En général, les réponses de la couronne sont courtes et précises : Je le tiens pour bon[2] et l’ordonne, telle est la formule le plus souvent reproduite. Si le roi oppose un refus aux demandes des cortès, il faut reconnaître que c’est presque toujours à bon droit, et pour repousser des prétentions injustes ou exorbitantes. En ce qui concerne les Maures et les Juifs, par exemple, il refuse avec raison de sanctionner les lois d’exception qu’on réclame contre eux[3], et lorsqu’il rejette les instances du clergé pour rentrer en possession des revenus dont la couronne s’est emparée à son préjudice, c’est en invoquant les nécessités du trésor et les lois librement votées dans les cortès assemblées sous le règne précédent[4]. Quant aux promesses royales pour l’observation de la justice, la diminution des impôts, le respect de toutes les libertés, elles sont nombreuses et explicites, telles, en un mot, qu’on peut les attendre d’un prince qui vient de monter sur le trône. La suite de cette histoire montrera comment ces promesses magnifiques furent gardées.


VI.

GOUVERNEMENT D'ALBUQUERQUE. – TRAITE AVEC L’ARAGON. – REBELLION D’ALONSO CORONEL. — 1352-1353.


I.

La session des cortès se prolongea jusqu’au printemps de l’année 1352. Vers la fin de mars, le roi quitta Valladolid pour se rapprocher de la frontière de Portugal. Son grand-père, Alphonse IV, père de la reine Marie, lui avait demandé une entrevue. Elle eut lieu à Ciudad Rodrigo, avec de grandes démonstrations de tendresse de part et d’autre. Le roi de Portugal ayant prié son petit-fils de pardonner au comte de Trastamare, alors réfugié dans ses états, don Pèdre s’empressa d’y consentir, soit que, surpris en quelque sorte par une requête imprévue, il n’eût pas le temps de consulter sa mère ou son ministre, soit que, flatté par une sollicitation auguste, il saisît avec joie l’occasion de faire un acte d’autorité.

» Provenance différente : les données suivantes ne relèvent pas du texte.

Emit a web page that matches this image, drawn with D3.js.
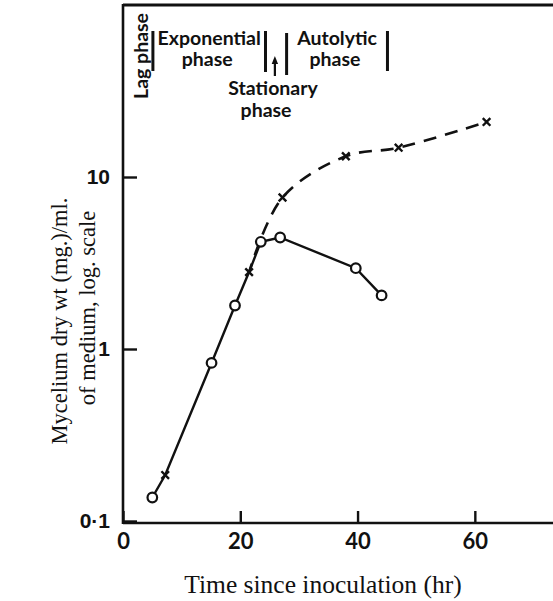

  1. Cortès de Vall., art. 16. Voici la réponse du roi : « Si j’envoie de tels ordres, les officiers que j’envoie devront arrêter ceux que je désigne, mais non les tuer ni les torturer ; ils m’en donneront avis sur-le-champ, pour que j’en décide suivant ma merci. »
  2. A esto respondo que lo tengo por bien e mando que se guarde.
  3. Ibid., art. 64, 65, 66, 68, 75, 76.
  4. Ibid., Ord. de prelados, art. 1, 5, 19.